Whichever makes it easier across the entire stack (compiler, linker,
kernel/unwinder). As long as binary searchability is possible,
especially for FDEs with lots of FREs. Making it per-FDE just allows
to pick most compact (but still with good performance) representation.

>
> >    b) bitness of offset_idxs[] can be coupled with bitness of
> > start_addrs (for simplicity), or could be completely independent and
> > identified by FDE's metadata (2 more bits to define this just like
> > start_addr bitness is defined). Independent probably would be my
> > preference, with linker (or whoever will be producing .sframe data)
> > can pick the smallest bitness that is sufficient to represent
> > everything.
> >
>
> ATM, GAS does apply special logic to decide the bitness of start_addrs
> per function, and ld just uses that info.  Coupling the bitness of
> offset_idx with bitness of start_addrs will be easy (or _easier_ I
> think), but for now, I leave it as "should be doable" :)

Those offsets are relative to fde's start_addr, right?
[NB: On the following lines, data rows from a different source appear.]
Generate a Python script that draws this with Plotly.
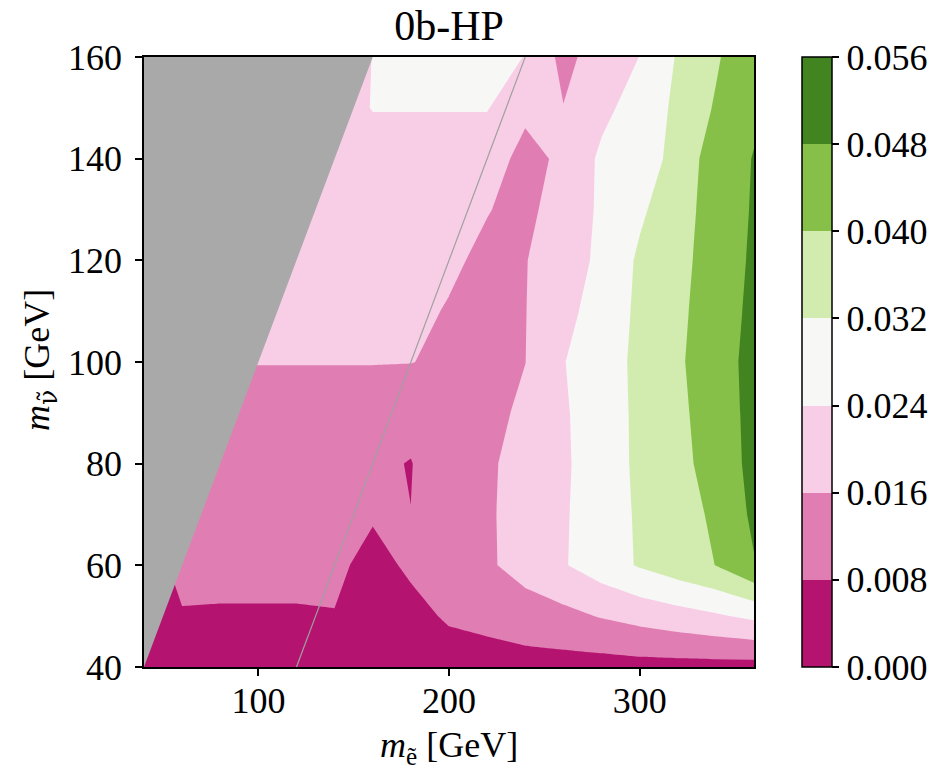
import plotly.graph_objects as go

# ---- data ----
m_e = [40, 60, 80, 100, 120, 140, 160, 180, 200, 220, 240, 260, 280, 300, 320, 340, 360]
m_nu = [40, 50, 60, 70, 80, 90, 100, 110, 120, 130, 140, 150, 160]

# efficiency values, one row per m_nu value (rows bottom -> top), columns follow m_e
eff_40 = [0.004, 0.0045, 0.0045, 0.0045, 0.0045, 0.005, 0.005, 0.005, 0.0056, 0.00425, 0.0051, 0.0050, 0.00486, 0.00533, 0.00538, 0.00535, 0.0051]
eff_50 = [0.006, 0.007, 0.007, 0.007, 0.007, 0.0078, 0.0065, 0.0065, 0.0086, 0.0105, 0.012, 0.0138, 0.0165, 0.0187, 0.0208, 0.023, 0.0256]
eff_60 = [0.001, 0.012, 0.011, 0.011, 0.011, 0.00907, 0.0064, 0.0088, 0.0115, 0.0148, 0.0192, 0.0234, 0.0281, 0.0327, 0.0364, 0.0401, 0.0475]
eff_70 = [0.010, 0.011, 0.0105, 0.0105, 0.0105, 0.0105, 0.0085, 0.00805, 0.0115, 0.015, 0.0191, 0.0232, 0.0281, 0.033, 0.0371, 0.0412, 0.0495]
eff_80 = [0.011, 0.0115, 0.0115, 0.0115, 0.0115, 0.0115, 0.0089, 0.0078, 0.0118, 0.0148, 0.0189, 0.0229, 0.028, 0.0335, 0.038, 0.0428, 0.0504]
eff_90 = [0.012, 0.0125, 0.013, 0.013, 0.013, 0.013, 0.013, 0.0098, 0.013, 0.013, 0.0179, 0.0231, 0.0283, 0.0335, 0.0385, 0.0434, 0.0506]
eff_100 = [0.014, 0.015, 0.0162, 0.0162, 0.0162, 0.0162, 0.0162, 0.0162, 0.0145, 0.0148, 0.0159, 0.0237, 0.0287, 0.0336, 0.039, 0.0441, 0.0507]
eff_110 = [0.015, 0.016, 0.017, 0.0177, 0.0177, 0.0177, 0.0177, 0.0177, 0.0155, 0.0145, 0.0158, 0.0216, 0.0275, 0.0334, 0.0385, 0.0437, 0.0499]
eff_120 = [0.016, 0.017, 0.0175, 0.018, 0.018, 0.018, 0.018, 0.018, 0.0172, 0.0145, 0.0157, 0.0203, 0.0256, 0.0332, 0.038, 0.0431, 0.0493]
eff_130 = [0.017, 0.0175, 0.018, 0.018, 0.018, 0.018, 0.018, 0.018, 0.0178, 0.0163, 0.014, 0.0197, 0.0251, 0.0307, 0.0369, 0.0433, 0.0487]
eff_140 = [0.018, 0.018, 0.018, 0.0183, 0.0183, 0.0183, 0.0183, 0.0183, 0.0183, 0.0183, 0.0145, 0.0169, 0.0255, 0.028, 0.0345, 0.0442, 0.0483]
eff_150 = [0.018, 0.018, 0.018, 0.018, 0.018, 0.018, 0.0245, 0.0245, 0.0245, 0.0245, 0.017, 0.0162, 0.0219, 0.02755, 0.0335, 0.0408, 0.0468]
eff_160 = [0.018, 0.018, 0.018, 0.018, 0.018, 0.018, 0.0242, 0.026, 0.027, 0.028, 0.0237, 0.0138, 0.0197, 0.0241, 0.0327, 0.039, 0.0465]

levels_start = 0.0
levels_end = 0.056
levels_step = 0.008
cbar_ticks = [0.000, 0.008, 0.016, 0.024, 0.032, 0.040, 0.048, 0.056]
cbar_labels = ["0.000", "0.008", "0.016", "0.024", "0.032", "0.040", "0.048", "0.056"]
x_ticks = [100, 200, 300]
y_ticks = [40, 60, 80, 100, 120, 140, 160]
delta_m_line = 80  # m_e - m_nu = 80 GeV reference line

z = [eff_40, eff_50, eff_60, eff_70, eff_80, eff_90, eff_100, eff_110,
     eff_120, eff_130, eff_140, eff_150, eff_160]

# PiYG discrete colours (7 bands)
band_colors = ["#B51370", "#E07EB3", "#F8CEE6", "#F7F7F6", "#D2ECB0", "#86C049", "#42841F"]
nb = len(band_colors)
colorscale = []
for k, c in enumerate(band_colors):
    colorscale.append([k / nb, c])
    colorscale.append([(k + 1) / nb, c])

FONT = "Liberation Serif"

fig = go.Figure()
fig.add_trace(go.Contour(
    x=m_e, y=m_nu, z=z,
    colorscale=colorscale,
    zmin=levels_start, zmax=levels_end + 1e-7,
    autocontour=False,
    contours=dict(start=levels_start, end=levels_end, size=levels_step, coloring="fill", showlines=False),
    line=dict(width=0, smoothing=0),
    colorbar=dict(
        thickness=30, thicknessmode="pixels",
        len=1, lenmode="fraction",
        x=(802 - 144) / 610, xanchor="left", xpad=0,
        y=0.5, yanchor="middle", ypad=0,
        outlinewidth=1.5, outlinecolor="black",
        ticks="outside", ticklen=7, tickwidth=1.5, tickcolor="black",
        tickvals=cbar_ticks, ticktext=cbar_labels,
        tickfont=dict(family=FONT, size=36, color="black"),
    ),
    hoverinfo="skip",
))

# excluded region m_nu > m_e
xmin, ymin, ymax = m_e[0], m_nu[0], m_nu[-1]
fig.add_trace(go.Scatter(
    x=[xmin, ymax, xmin, xmin], y=[ymin, ymax, ymax, ymin],
    mode="lines", fill="toself", fillcolor="#A9A9A9",
    line=dict(width=0, color="#A9A9A9"), showlegend=False, hoverinfo="skip",
))
# reference line m_nu = m_e - 80
fig.add_trace(go.Scatter(
    x=[ymin + delta_m_line, ymax + delta_m_line], y=[ymin, ymax],
    mode="lines", line=dict(color="#A0A0A0", width=1.2),
    showlegend=False, hoverinfo="skip",
))

axis_common = dict(
    showline=True, mirror=True, linecolor="black", linewidth=1.5,
    ticks="outside", ticklen=7, tickwidth=1.5, tickcolor="black",
    showgrid=False, zeroline=False,
    tickfont=dict(family=FONT, size=36, color="black"),
)

fig.update_layout(
    width=951, height=769,
    margin=dict(l=144, r=197, t=57, b=102),
    paper_bgcolor="white", plot_bgcolor="white",
    showlegend=False,
    title=dict(text="0b-HP", x=0.5, xref="paper", xanchor="center",
               y=1 - 25 / 769, yanchor="middle",
               font=dict(family=FONT, size=42, color="black")),
    xaxis=dict(range=[m_e[0], m_e[-1]], tickvals=x_ticks, ticklabelstandoff=-6, **axis_common),
    yaxis=dict(range=[m_nu[0], m_nu[-1]], tickvals=y_ticks, ticklabelstandoff=6, **axis_common),
    annotations=[
        dict(text="<i>m</i><sub>ẽ</sub> [GeV]", xref="paper", yref="paper",
             x=0.5, y=(667 - 747) / 610, xanchor="center", yanchor="middle",
             showarrow=False, font=dict(family=FONT, size=36, color="black")),
        dict(text="<i>m</i><sub><span style=\"font-family:DejaVu Serif\">ν̃</span></sub> [GeV]",
             xref="paper", yref="paper",
             x=(40 - 144) / 610, y=(667 - 360) / 610, xanchor="center", yanchor="middle",
             textangle=-90, showarrow=False, font=dict(family=FONT, size=36, color="black")),
    ],
)

fig.write_html("out.html", config={"displayModeBar": False},
               post_script="document.body.style.margin='0';")
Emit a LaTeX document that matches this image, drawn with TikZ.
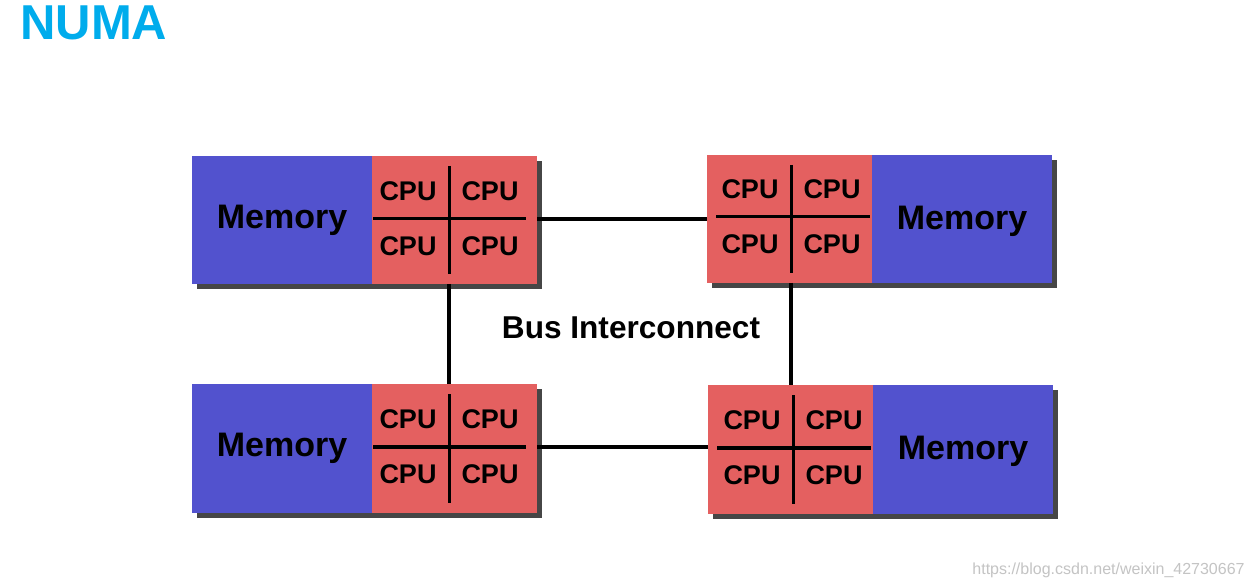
\documentclass[tikz,border=0pt]{standalone}
\usepackage{fontspec}
\setmainfont{Liberation Sans}
\usepackage{tikz}
\usetikzlibrary{shadows,positioning}
\definecolor{memBlue}{RGB}{82,82,206}
\definecolor{cpuRed}{RGB}{228,96,96}
\definecolor{numaCyan}{RGB}{0,172,236}
\definecolor{markGray}{RGB}{196,196,196}
\tikzstyle{memory} = [rectangle,fill=memBlue,minimum width=90pt,minimum height=64pt,inner sep=0pt,outer sep=0pt,font=\bfseries\fontsize{17}{17}\selectfont,drop shadow={shadow xshift=2.5pt,shadow yshift=-2.5pt,fill=black!85,opacity=.85}]
\tikzstyle{cpu} = [memory,fill=cpuRed,minimum width=82.5pt]
\tikzstyle{cpuLabel} = [inner sep=0pt,font=\bfseries\fontsize{13.5}{13.5}\selectfont]
\tikzstyle{line} = [draw,line width=2pt]
\tikzstyle{cross} = [draw,line width=1.5pt]

\begin{document}
\begin{tikzpicture}[x=0.5pt,y=-0.5pt]
		\useasboundingbox[fill=white](0,0) rectangle (1254,588);
		\node[anchor=base west,inner sep=0pt,text=numaCyan,font=\bfseries\fontsize{24.5}{24.5}\selectfont](title) at (20,40){NUMA};
		%left blocks
		\node[memory](memTL) at (282,220){Memory};
		\node[cpu,right=0pt of memTL](cpuTL){};
		\node[memory](memBL) at (282,448.5){Memory};
		\node[cpu,right=0pt of memBL](cpuBL){};
		%right blocks
		\node[cpu](cpuTR) at (789.5,219){};
		\node[memory,right=0pt of cpuTR,text depth=1.5pt](memTR){Memory};
		\node[cpu](cpuBR) at (790.5,449.5){};
		\node[memory,right=0pt of cpuBR,text depth=1.5pt](memBR){Memory};
		\coordinate (splitTL) at ([xshift=-2.75pt,yshift=0.5pt]cpuTL.center);
		\coordinate (splitBL) at ([xshift=-2.75pt,yshift=0.75pt]cpuBL.center);
		\coordinate (splitTR) at ([xshift=0.75pt,yshift=1pt]cpuTR.center);
		\coordinate (splitBR) at ([xshift=1.25pt,yshift=0.75pt]cpuBR.center);
		%cpu crosses
		\foreach \s/\l/\r in {TL/0.5/-5.5,BL/0.5/-5.5,TR/4.5/-1,BR/4.5/-1}{
			\path[cross]([yshift=-5pt]split\s |- cpu\s.north)--([yshift=5pt]split\s |- cpu\s.south);
			\path[cross]([xshift=\l pt]cpu\s.west |- split\s)--([xshift=\r pt]cpu\s.east |- split\s);
			\foreach \dx/\dy/\q in {-20.5/14/a,20.5/14/b,-20.5/-13.5/c,20.5/-13.5/d}
				\node[cpuLabel](cpu\s\q) at ([xshift=\dx pt,yshift=\dy pt]split\s){CPU};
		}
		%bus
		\path[line](cpuTL.east |- splitTL)--(cpuTR.west |- splitTL);
		\path[line](cpuBL.east |- splitBL)--(cpuBR.west |- splitBL);
		\path[line](splitTL |- cpuTL.south)--(splitTL |- cpuBL.north);
		\path[line](splitTR |- cpuTR.south)--(splitTR |- cpuBR.north);
		\node[font=\bfseries\fontsize{15.8}{15.8}\selectfont](bus) at (631,328){Bus Interconnect};
		\node[anchor=east,inner sep=0pt,text=markGray,font=\fontsize{8}{8}\selectfont](mark) at (1245,570){https://blog.csdn.net/weixin\_42730667};
	\end{tikzpicture}
\end{document}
So, generally
speaking, should be usually small? I my understanding is correct, then
yeah, coupling is probably ok.

>
> > Yes, it's a bit more complicated to draw and explain, but everything
> > will be nicely aligned, extensible to 64 bits, and (optionally at
> > least) binary searchable. Implementation-wise on the kernel side it
> > shouldn't be significantly more involved. Maybe the compiler would
> > need to be a bit smarter when producing FDE data, but it's no rocket
> > science.
> >
> > Thoughts?
>
> Combining the requirements from your email and Josh's follow up:
>    - No unaligned accesses
>    - Sorted FREs
>
> I would put compaction as a "good to have" requirement.  It appears to
> me that any compaction will mean a sort of post-processing which will
> interfere with JIT usecase.
>

sgtm